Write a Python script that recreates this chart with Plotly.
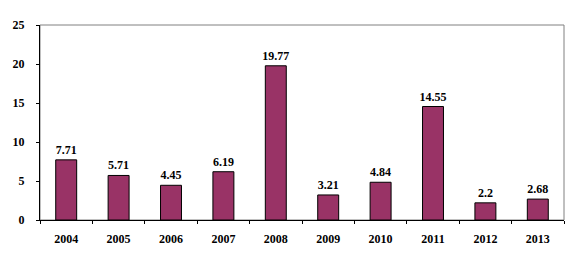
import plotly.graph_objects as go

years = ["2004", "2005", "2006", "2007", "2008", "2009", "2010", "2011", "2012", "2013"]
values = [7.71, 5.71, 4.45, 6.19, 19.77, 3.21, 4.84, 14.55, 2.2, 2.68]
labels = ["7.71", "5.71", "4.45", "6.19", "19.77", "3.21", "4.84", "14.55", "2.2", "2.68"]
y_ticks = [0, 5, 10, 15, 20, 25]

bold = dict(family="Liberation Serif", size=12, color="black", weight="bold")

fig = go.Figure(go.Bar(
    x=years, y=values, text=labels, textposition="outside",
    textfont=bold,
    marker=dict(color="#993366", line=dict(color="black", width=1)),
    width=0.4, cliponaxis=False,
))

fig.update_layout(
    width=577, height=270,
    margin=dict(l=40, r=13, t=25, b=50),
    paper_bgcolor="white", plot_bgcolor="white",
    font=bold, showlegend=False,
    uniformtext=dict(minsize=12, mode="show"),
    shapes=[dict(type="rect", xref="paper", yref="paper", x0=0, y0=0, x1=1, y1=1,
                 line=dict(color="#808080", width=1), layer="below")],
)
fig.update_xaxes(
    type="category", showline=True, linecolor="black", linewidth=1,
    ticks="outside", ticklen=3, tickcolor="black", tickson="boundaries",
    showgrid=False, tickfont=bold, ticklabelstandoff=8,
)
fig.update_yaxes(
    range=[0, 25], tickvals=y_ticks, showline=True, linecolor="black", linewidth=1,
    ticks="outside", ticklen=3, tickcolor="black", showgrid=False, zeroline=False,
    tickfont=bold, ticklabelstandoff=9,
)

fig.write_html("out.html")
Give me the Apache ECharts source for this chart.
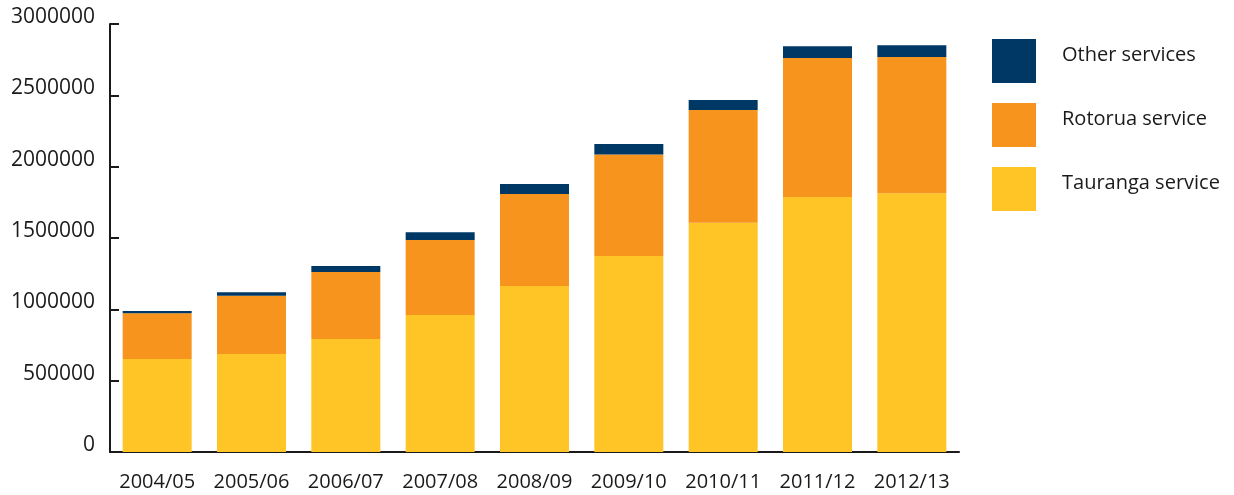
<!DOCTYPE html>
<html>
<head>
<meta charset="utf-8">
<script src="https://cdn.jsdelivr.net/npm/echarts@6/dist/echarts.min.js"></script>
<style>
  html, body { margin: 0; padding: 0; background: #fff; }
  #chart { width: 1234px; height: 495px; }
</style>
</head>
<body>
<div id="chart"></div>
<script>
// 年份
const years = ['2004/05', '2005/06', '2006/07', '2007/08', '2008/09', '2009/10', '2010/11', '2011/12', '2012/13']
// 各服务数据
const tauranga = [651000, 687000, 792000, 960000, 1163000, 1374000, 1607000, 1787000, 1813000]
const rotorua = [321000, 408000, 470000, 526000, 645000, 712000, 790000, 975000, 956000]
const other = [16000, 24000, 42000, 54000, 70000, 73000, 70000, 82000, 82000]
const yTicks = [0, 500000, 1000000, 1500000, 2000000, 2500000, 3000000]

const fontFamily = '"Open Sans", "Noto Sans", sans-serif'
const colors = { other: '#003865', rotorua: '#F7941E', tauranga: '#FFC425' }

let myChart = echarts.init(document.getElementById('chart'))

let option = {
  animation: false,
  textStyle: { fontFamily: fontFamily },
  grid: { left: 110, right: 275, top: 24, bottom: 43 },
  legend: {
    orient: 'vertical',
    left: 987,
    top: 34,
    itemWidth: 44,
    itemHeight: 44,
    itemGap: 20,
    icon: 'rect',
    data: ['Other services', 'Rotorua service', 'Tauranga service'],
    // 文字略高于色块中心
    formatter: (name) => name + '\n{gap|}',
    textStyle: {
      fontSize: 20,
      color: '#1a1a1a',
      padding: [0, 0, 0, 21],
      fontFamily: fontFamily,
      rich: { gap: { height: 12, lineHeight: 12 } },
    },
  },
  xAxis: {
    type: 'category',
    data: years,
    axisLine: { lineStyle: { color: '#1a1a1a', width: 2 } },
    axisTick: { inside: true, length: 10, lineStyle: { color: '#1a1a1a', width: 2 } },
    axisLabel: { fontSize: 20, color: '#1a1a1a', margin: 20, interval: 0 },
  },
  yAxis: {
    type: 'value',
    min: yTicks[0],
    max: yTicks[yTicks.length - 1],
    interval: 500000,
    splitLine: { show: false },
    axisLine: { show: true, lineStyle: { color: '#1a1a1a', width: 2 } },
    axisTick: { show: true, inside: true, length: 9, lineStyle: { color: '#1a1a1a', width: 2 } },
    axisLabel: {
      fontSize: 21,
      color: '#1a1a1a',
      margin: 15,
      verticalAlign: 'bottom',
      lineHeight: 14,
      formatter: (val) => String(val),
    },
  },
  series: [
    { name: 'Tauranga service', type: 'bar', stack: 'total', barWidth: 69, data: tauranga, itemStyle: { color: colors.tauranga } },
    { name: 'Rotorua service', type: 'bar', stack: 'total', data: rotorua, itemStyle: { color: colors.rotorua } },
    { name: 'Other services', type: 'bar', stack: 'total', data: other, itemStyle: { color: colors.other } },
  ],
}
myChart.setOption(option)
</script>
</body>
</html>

* Given instruction:
Extract, without any images, the part of the material above that opens with the line containing "Give me the" and closes with the line containing "2000000, 2500000, 3000000]", both lines included.

* Task response:
Give me the Apache ECharts source for this chart.
<!DOCTYPE html>
<html>
<head>
<meta charset="utf-8">
<script src="https://cdn.jsdelivr.net/npm/echarts@6/dist/echarts.min.js"></script>
<style>
  html, body { margin: 0; padding: 0; background: #fff; }
  #chart { width: 1234px; height: 495px; }
</style>
</head>
<body>
<div id="chart"></div>
<script>
// 年份
const years = ['2004/05', '2005/06', '2006/07', '2007/08', '2008/09', '2009/10', '2010/11', '2011/12', '2012/13']
// 各服务数据
const tauranga = [651000, 687000, 792000, 960000, 1163000, 1374000, 1607000, 1787000, 1813000]
const rotorua = [321000, 408000, 470000, 526000, 645000, 712000, 790000, 975000, 956000]
const other = [16000, 24000, 42000, 54000, 70000, 73000, 70000, 82000, 82000]
const yTicks = [0, 500000, 1000000, 1500000, 2000000, 2500000, 3000000]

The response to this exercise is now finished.